Cache Design and Optimization in High-Concurrency Scenarios
Problem Description
In high-concurrency systems, caching is one of the core technologies for enhancing performance. Please elaborate on how to design a high-performance, highly available caching solution and address common issues such as cache penetration, cache breakdown, and cache avalanche.
Detailed Key Points
1. Basic Role and Design Principles of Caching
Question: Why is caching needed?
Answer:
- Reduce Database Pressure: Store frequently accessed data in memory to avoid direct database queries.
- Accelerate Data Reads: Memory access speed is several orders of magnitude faster than disk access.
- Design Principles:
- Cache only hot data (e.g., the 20% high-frequency data from the Pareto principle).
- Ensure consistency between cached and source data (e.g., via expiration times, update strategies).
2. Cache Penetration and Solutions
Question: A large number of requests query non-existent data, causing requests to bypass the cache and directly access the database.
Solution Steps:
- Cache Empty Values:
- Cache a short-lived empty value (e.g., set to expire in 5 minutes) for queries that return no data.
- Note: Empty values consume minimal memory; guard against malicious attacks exhausting space.
- Bloom Filter:
- Add a Bloom Filter layer before the cache, mapping keys of existing data to a bit array.
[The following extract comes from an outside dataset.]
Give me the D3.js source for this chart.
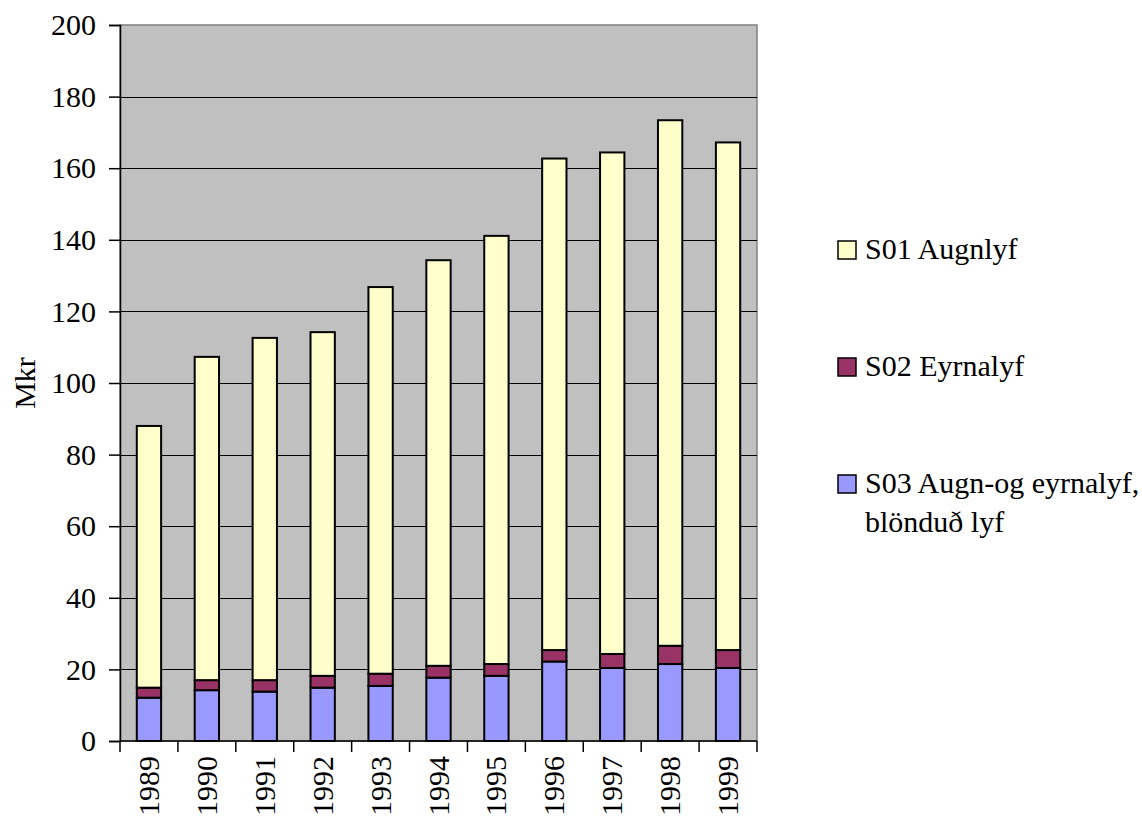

- Requests first pass through the Bloom Filter: if it returns "not present," reject directly; if it returns "may be present," then query the cache or database.
3. Cache Breakdown and Solutions
Question: When a hot key expires, a large number of concurrent requests simultaneously miss the cache, directly impacting the database.
Solution Steps:
- Mutex Lock:
- When cache expires, allow only one thread to query the database and rebuild the cache; other threads wait.
- Example code logic (pseudocode):
public String getData(String key) { String data = cache.get(key); if (data == null) { if (lock.tryLock()) { // Acquire distributed lock try { data = db.get(key); // Query database cache.set(key, data, expireTime); } finally { lock.unlock(); } } else { // Other threads wait and retry Thread.sleep(100); return getData(key); } } return data; }
- Logical Expiration Time:
- Store both the actual data and a logical expiration time in the cached value.
- If logical expiration is detected, spawn a separate thread to asynchronously update the cache while the current thread returns the stale data.
4. Cache Avalanche and Solutions
Question: A large number of cache keys expire simultaneously or the caching service crashes, causing the database to be overwhelmed by batch requests.
Solution Steps:
- Differentiated Expiration Times:
- Add random offsets to expiration times for similar keys (e.g., base time + random offset) to prevent simultaneous expiration.
- High Availability Caching:
- Use Redis clusters (e.g., master-slave replication, sharded clusters) for multi-node backup.
- Deploy local caches (e.g., Caffeine) as secondary caches to reduce reliance on central caching.
- Service Circuit Breaking and Degradation:
- When database pressure is too high, temporarily reject requests via circuit breaking, returning default values or error pages.
5. Cache Consistency Guarantees
Question: How to ensure data consistency between the cache and the database?
Solution Steps:
- Update Strategy Selection:
- Update Database First, Then Delete Cache (Recommended): Avoid long-term existence of dirty data during concurrent updates.
- If cache deletion fails, compensate via retry mechanisms or message queues.
- Delayed Double Deletion:
- Delete the cache both before and after updating the database, with the second deletion delayed (e.g., 1 second later) to ensure stale cache from read requests is cleared.
Summary
Cache optimization requires a combination of strategies tailored to business scenarios:
- Use Bloom Filters to solve penetration; use locks or asynchronous updates to handle breakdown; use random expiration and cluster fault tolerance to prevent avalanches.
- Scenarios with high consistency requirements need reliable update processes and monitoring of cache hit rates and system load.